Sélim Nassib
Dans les journaux du monde entier, les articles et les photos ont parlé des affrontements, des destructions, du sang et les ont montrés. La guerre est la guerre. Mais Beyrouth dans l'été 1982 ressemblait beaucoup plus à cette scène irréelle au coin de l'avenue des Français qu'à ce qu'on a raconté.

Peut-être réaliserez-vous seulement au deuxième coup d'œil, ou après avoir refermé le livre, que les images de Reza parlent de ça. Elles contiennent un élément de plus, ou du moins, un détail secret, comme cette forme cachée dans les dessins touffus où le jeu consiste justement à le découvrir.

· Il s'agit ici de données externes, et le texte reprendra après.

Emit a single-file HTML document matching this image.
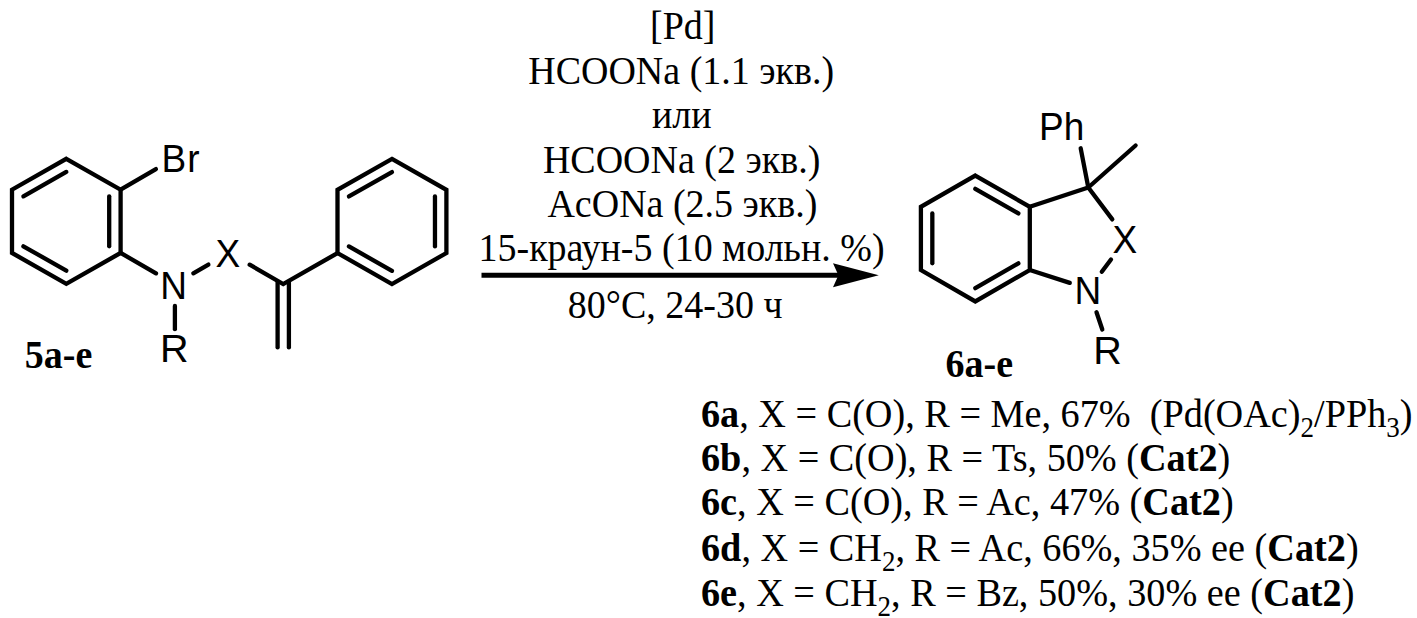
<!DOCTYPE html>
<html><head><meta charset="utf-8"><title>Scheme</title>
<style>
html,body{margin:0;padding:0;background:#fff;width:1417px;height:618px;overflow:hidden}
svg{display:block;position:absolute;left:0;top:0}
.t{font-family:"Liberation Serif",serif;font-size:38px;fill:#000}
.a{font-family:"Liberation Sans",sans-serif;font-size:37px;fill:#000}
.b{font-weight:bold}
.s{font-size:27px}
.r{font-size:38.25px}
</style></head>
<body>
<svg width="1417" height="618" viewBox="0 0 1417 618">
<g fill="none" stroke="#000" stroke-width="4.3" stroke-linejoin="miter" stroke-linecap="round">
<!-- ring A -->
<polygon points="66.3,158.8 120.6,189.7 120.6,252.9 66.3,283.8 12,252.9 12,189.7"/>
<line class="rc" x1="109.2" y1="196.34" x2="109.2" y2="246.26"/>
<line class="rc" x1="66.3" y1="270.68" x2="23.4" y2="246.26"/>
<line class="rc" x1="23.4" y1="196.34" x2="66.3" y2="171.93"/>
<!-- ring B -->
<polygon points="391.95,158.9 446.4,189.85 446.4,253.05 391.95,284 337.5,253.05 337.5,189.85"/>
<line class="rc" x1="434.97" y1="196.49" x2="434.97" y2="246.41"/>
<line class="rc" x1="391.95" y1="270.86" x2="348.93" y2="246.41"/>
<line class="rc" x1="348.93" y1="196.49" x2="391.95" y2="172.04"/>
<!-- ring C -->
<polygon points="975.3,175.6 1029.8,206.8 1029.8,270 975.3,301.4 920.9,270 920.9,206.8"/>
<line class="rc" x1="975.31" y1="188.79" x2="1018.36" y2="213.44"/>
<line class="rc" x1="1018.36" y1="263.37" x2="975.31" y2="288.18"/>
<line class="rc" x1="932.33" y1="263.37" x2="932.33" y2="213.44"/>

<!-- left molecule bonds -->
<line x1="120.6" y1="189.7" x2="155.9" y2="169.1"/>
<line x1="120.6" y1="252.9" x2="156" y2="273.35"/>
<line x1="193.3" y1="273.3" x2="208.4" y2="264.6"/>
<line x1="174.9" y1="305.9" x2="174.9" y2="329.2"/>
<polyline points="249.7,264.7 283.2,284.1 337.5,253.05"/>
<line x1="277.6" y1="281.8" x2="277.6" y2="347.4"/>
<line x1="288.9" y1="281.8" x2="288.9" y2="347.4"/>
<!-- product bonds -->
<polyline points="1029.8,206.8 1088.3,187.5 1112.3,219.4"/>
<line x1="1088.3" y1="187.5" x2="1080.7" y2="148.3"/>
<line x1="1088.3" y1="187.5" x2="1135.6" y2="145.5"/>
<line x1="1029.8" y1="270" x2="1069.8" y2="282.9"/>
<line x1="1101.8" y1="271.8" x2="1111" y2="259.5"/>
<line x1="1096.5" y1="312.3" x2="1102.3" y2="329.5"/>
</g>
<!-- arrow -->
<line x1="481.5" y1="275.3" x2="845" y2="275.3" stroke="#000" stroke-width="5"/>
<polygon points="878.8,275.3 833,263.3 838.4,275.3 833,287.2" fill="#000"/>

<!-- atom labels -->
<text class="a" transform="translate(161.6,172.1) scale(1,1.035)" letter-spacing="1">Br</text>
<text class="a" transform="translate(160.2,298.7) scale(1,1.05)">N</text>
<text class="a" transform="translate(215.5,267.4) scale(1,1.045)">X</text>
<text class="a" transform="translate(159.9,361.5) scale(1.07,1.04)">R</text>
<text class="a" transform="translate(1039,140.4) scale(1,1.025)">Ph</text>
<text class="a" transform="translate(1112.4,252.9) scale(1,1.05)">X</text>
<text class="a" transform="translate(1074.4,303.5) scale(1,1.035)">N</text>
<text class="a" transform="translate(1093.3,364) scale(1.07,1.04)">R</text>

<!-- compound labels -->
<text class="t b" transform="translate(24.8,368) scale(1,1.055)">5a-e</text>
<text class="t b" transform="translate(945.6,377.4) scale(1,1.055)">6a-e</text>
<!-- conditions -->
<text class="t" transform="translate(650,39.1) scale(1,1.055)">[Pd]</text>
<text class="t" transform="translate(528.2,83.8) scale(1,1.055)">HCOONa (1.1 экв.)</text>
<text class="t" transform="translate(652,127.7) scale(1,1.055)">или</text>
<text class="t" transform="translate(542.9,172.6) scale(1,1.055)">HCOONa (2 экв.)</text>
<text class="t" transform="translate(547.4,216.7) scale(1,1.055)">AcONa (2.5 экв.)</text>
<text class="t" transform="translate(478.5,261.0) scale(1,1.055)">15-краун-5 (10 мольн. %)</text>
<text class="t" transform="translate(567.8,317.9) scale(1,1.055)">80°C, 24-30 ч</text>
<!-- results -->
<text class="t r" transform="translate(701,426.8) scale(1,1.055)" xml:space="preserve"><tspan class="b">6a</tspan>, X = C(O), R = Me, 67%  (Pd(OAc)<tspan class="s" dy="9.5">2</tspan><tspan dy="-9.5">/PPh</tspan><tspan class="s" dy="9.5">3</tspan><tspan dy="-9.5">)</tspan></text>
<text class="t r" transform="translate(701,471.2) scale(1,1.055)" xml:space="preserve"><tspan class="b">6b</tspan>, X = C(O), R = Ts, 50% (<tspan class="b">Cat2</tspan>)</text>
<text class="t r" transform="translate(701,515.4) scale(1,1.055)" xml:space="preserve"><tspan class="b">6c</tspan>, X = C(O), R = Ac, 47% (<tspan class="b">Cat2</tspan>)</text>
<text class="t r" transform="translate(701,560.7) scale(1,1.055)" xml:space="preserve"><tspan class="b">6d</tspan>, X = CH<tspan class="s" dy="9.5">2</tspan><tspan dy="-9.5">, R = Ac, 66%, 35% ee (</tspan><tspan class="b">Cat2</tspan>)</text>
<text class="t r" transform="translate(701,605.6) scale(1,1.055)" xml:space="preserve"><tspan class="b">6e</tspan>, X = CH<tspan class="s" dy="9.5">2</tspan><tspan dy="-9.5">, R = Bz, 50%, 30% ee (</tspan><tspan class="b">Cat2</tspan>)</text>
</svg>
</body></html>
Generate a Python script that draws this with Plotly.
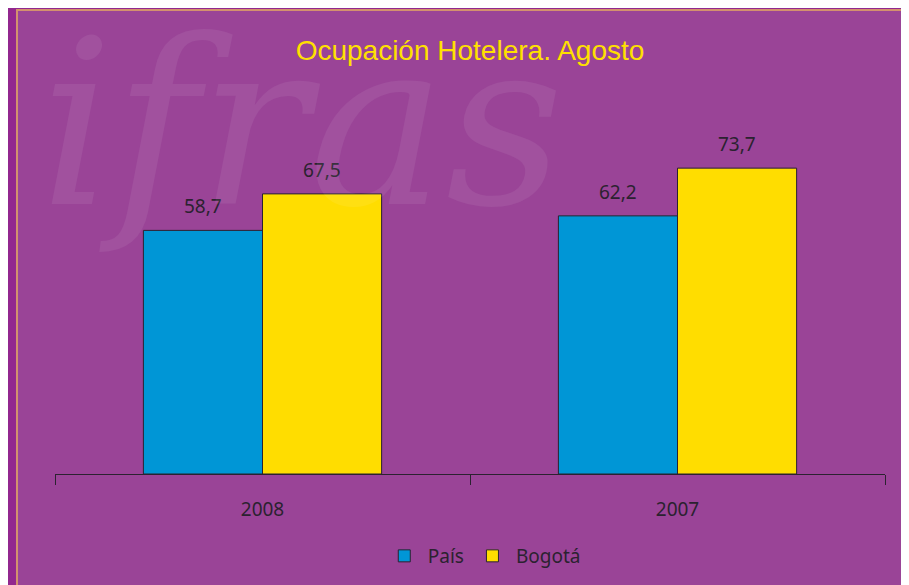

Cette apparente " imperfection ", le " punctum " comme disait Barthes, la rupture d'une symétrie, l'ombre de la main sur la chaussée d'une femme portant le portrait d'une jeune fille, éclaire soudain l'intention du photographe, l'intelligence de son regard. Je vois la photo apparemment banale de l'avant d'un char israëlien et, quelques pas plus loin, une jeune femme qui marche. D'où vient qu'elle est troublante ? " La forme de l'avant du char épouse précisément celle de la cambrure des reins de la femme ", m'a dit Reza.



J'ai alors recommencé à regarder les photos avec cet œil-là. Le premier niveau - images de la guerre du Liban - s'est effrité comme les murailles du Jericho, pour laisser place à un autre, dans lequel le conflit n'est plus qu'un autre, qu'un prétexte, loupe, lunette grossissante.

Je vois des hommes et des femmes qui souffrent et qui vivent, et n'ont le loisir de vivre ni dans le passé ni dans l'avenir ; je vois des enfants qui ne pleurent plus parce qu'ils ont compris que ça ne sert à rien ; des correspondances insoupçonnées entre les formes, les regards, les lignes ; je vois soubassements humains mis à jour, à nu, à vif, par le feu de la guerre.

La vision qui s'est offerte aux yeux de Reza et de ses camarades était sans doute trop insupportable pour être gardée par un homme tout seul. C'est peut-être pour cette raison après tout qu'il était prêt à n'importe quoi afin de faire partager à d'autres le spectacle du pays ou l'enfer voisine avec le paradis.